If any of these sound familiar, you need to make a shift.
How to Fix the Founder Bottleneck
If you want your SaaS company to grow, you need to remove yourself as an operational bottleneck. Here’s how:
1. Start Delegating (Even When It Feels Uncomfortable)
Founders struggle with delegation because they think they can do things faster and better than anyone else. That might be true early on, but it’s not scalable.
• Stop approving every minor decision.
• Hire people smarter than you and trust them.
• Set clear goals and let your team execute without micromanagement.
If you feel like you “don’t have time” to delegate, that’s exactly why you need to do it.
2. Build Systems, Not Dependencies
The best companies scale because they have systems that don’t rely on any single person. If every major decision requires you, your company isn’t scalable—it’s fragile.
• Create decision frameworks so teams know what’s important.

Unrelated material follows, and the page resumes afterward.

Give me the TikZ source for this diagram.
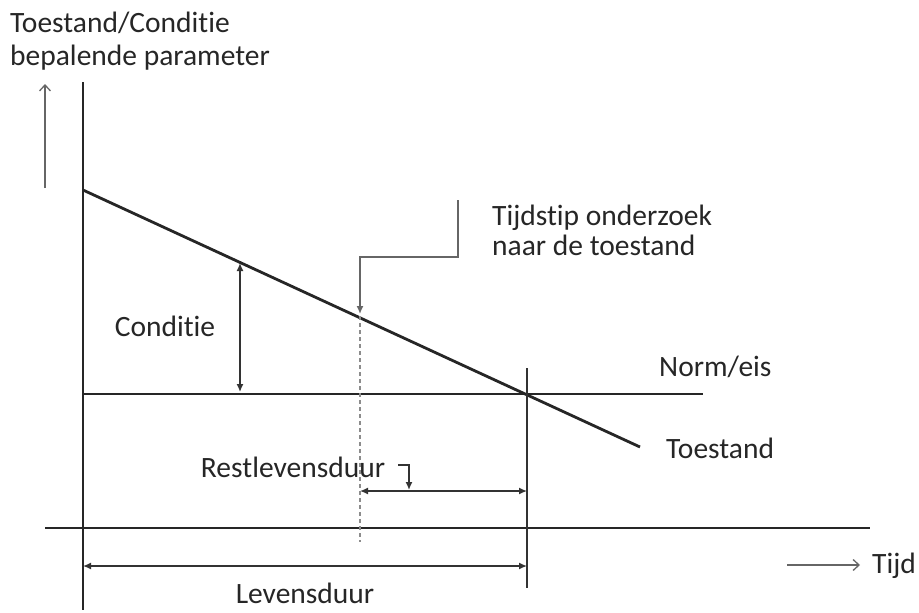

• Document processes so execution isn’t reliant on tribal knowledge.
• Define clear ownership so decisions don’t pile up on your plate.
The goal? Make yourself redundant.
3. Shift from Operator to Leader
Early-stage founders win by doing. Growth-stage founders win by leading. That means:
• Spending less time in execution and more time on strategy.
• Building the leadership team that will scale the company.
• Thinking 12–24 months ahead instead of being stuck in daily operations.
If you’re doing the same job at $10M ARR that you did at $1M ARR, you’re failing your company.
4. Let Go of Perfectionism
One of the hardest lessons for founders to learn is that 80% done without them is better than 100% perfect with them.
If your team feels like they need your approval for everything, it’s because you’ve trained them to think that way. The moment you start trusting them, they step up.
Stop tweaking. Stop nitpicking. Start trusting.
The Best SaaS Founders Fire Themselves
At some point, the best thing you can do for your company isn’t doing more—it’s doing less.
• Stop being the bottleneck.
• Let your team take ownership.
• Focus on scaling, not micromanaging.
Because in SaaS, the companies that outgrow their founders are the ones that go the distance.
And if you want to build something that lasts, the first person you need to get out of the way is you.